There’s only one thing the boys can do to stay out of trouble – carry on with their mission and make it to the last venue, The World’s End.

Along the way they rekindle friendships, save each other, find love, kick robot butt, and most importantly finish The Golden Mile!

For Shaun of the Dead and Hot Fuzz fans, this film has everything to keep you satisfied. Even the talented supporting actors help make this movie brilliant, along with the creative fight scenes and the action figure aliens. Jumble all these elements together and Wright can’t go wrong.

Although Pegg and Frost are the glue that holds the plot together, and clearly they deliver, it is the ‘other’ friends that help bring something new to a familiar plot.

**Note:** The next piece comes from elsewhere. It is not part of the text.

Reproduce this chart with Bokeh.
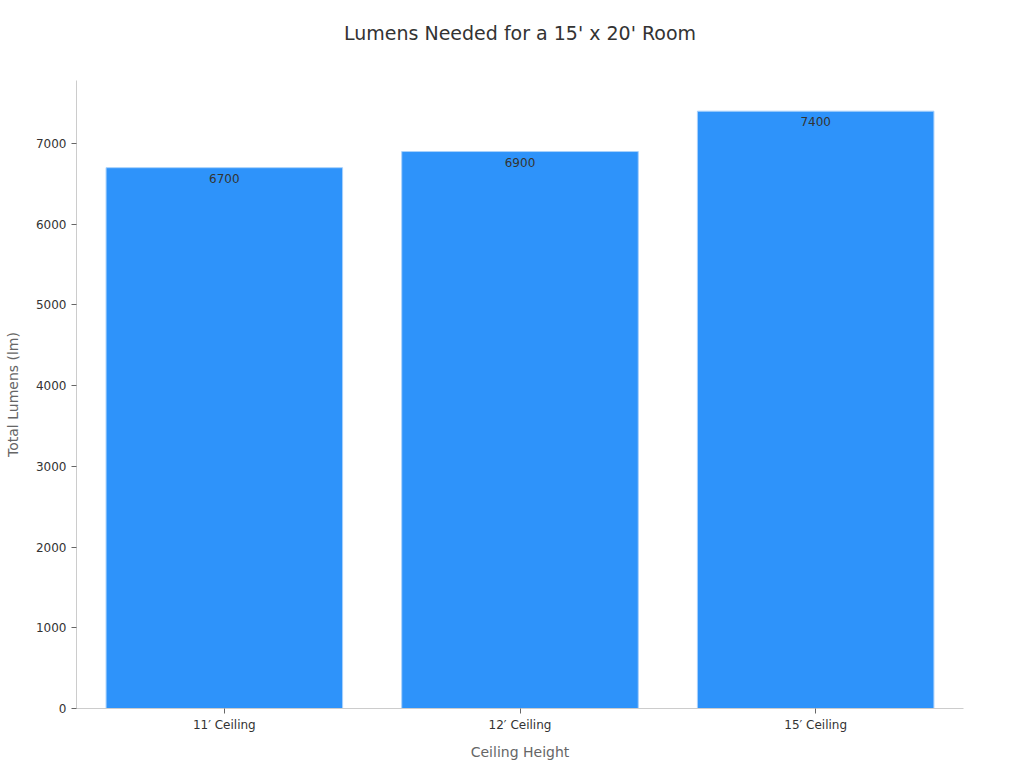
from bokeh.embed import file_html
from bokeh.core.properties import value
from bokeh.models import ColumnDataSource, Range1d, SingleIntervalTicker, Title
from bokeh.plotting import figure
from bokeh.resources import INLINE

categories = ["11\u2032 Ceiling", "12\u2032 Ceiling", "15\u2032 Ceiling"]
lumens = [6700, 6900, 7400]
labels = [str(v) for v in lumens]
title_text = "Lumens Needed for a 15' x 20' Room"

FONT = "DejaVu Sans"

source = ColumnDataSource(data=dict(cat=categories, val=lumens, lab=labels))

p = figure(x_range=categories, y_range=Range1d(0, 7780), width=1008, height=764,
           toolbar_location=None, output_backend="svg",
           min_border_left=76, min_border_right=45,
           min_border_top=80, min_border_bottom=56)
p.x_range.range_padding = 0

p.vbar(x="cat", top="val", width=0.8, source=source, fill_color="#2E93FA",
       line_color="#a9d1fb", line_width=1)
p.text(x="cat", y="val", text="lab", source=source, text_align="center",
       text_baseline="top", y_offset=6, text_font=value(FONT),
       text_font_size="12px", text_color="#333333")

# empty title first, as a spacer between the real title and the frame
p.add_layout(Title(text=" ", text_font_size="20px", standoff=13), "above")
p.add_layout(Title(text=title_text, align="center", text_font=FONT,
                   text_font_size="19px", text_font_style="normal",
                   text_color="#333333", standoff=0), "above")

# axes
p.xaxis.axis_label = "Ceiling Height"
p.yaxis.axis_label = "Total Lumens (lm)"
p.yaxis.ticker = SingleIntervalTicker(interval=1000)
for ax in (p.xaxis, p.yaxis):
    ax.axis_label_text_font = FONT
    ax.axis_label_text_font_size = "14px"
    ax.axis_label_text_font_style = "normal"
    ax.axis_label_text_color = "#666666"
    ax.major_label_text_font = FONT
    ax.major_label_text_font_size = "12px"
    ax.major_label_text_color = "#333333"
    ax.axis_line_color = "#cccccc"
    ax.major_tick_line_color = "#666666"
    ax.major_tick_in = 0
    ax.major_tick_out = 5
    ax.minor_tick_line_color = None
p.xaxis.axis_label_standoff = 9
p.xaxis.major_label_standoff = 4
p.yaxis.axis_label_standoff = 12

p.xgrid.grid_line_color = None
p.ygrid.grid_line_color = None
p.outline_line_color = None

open("out.html", "w").write(file_html(p, INLINE))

Marsan and Freeman perfectly play the nerdy-yet-goofy pair in the group and Considine definitely stands out as the inconsolable teenager-at-heart, going after his long lost love.

If there’s one thing the movie can take pride in it’s that Wright knows how to build on character development and tells the audience each individual’s story. Not only do viewers feel like they know the characters, or someone similar to them, but they can relate on some level.

The World’s End is a great conclusion to the trilogy filled with nostalgia-fueled antics. Although it doesn’t live up to Shaun of the Dead and may have been 20 minutes too long, it is still hilarious, at times frightful and completely heartfelt.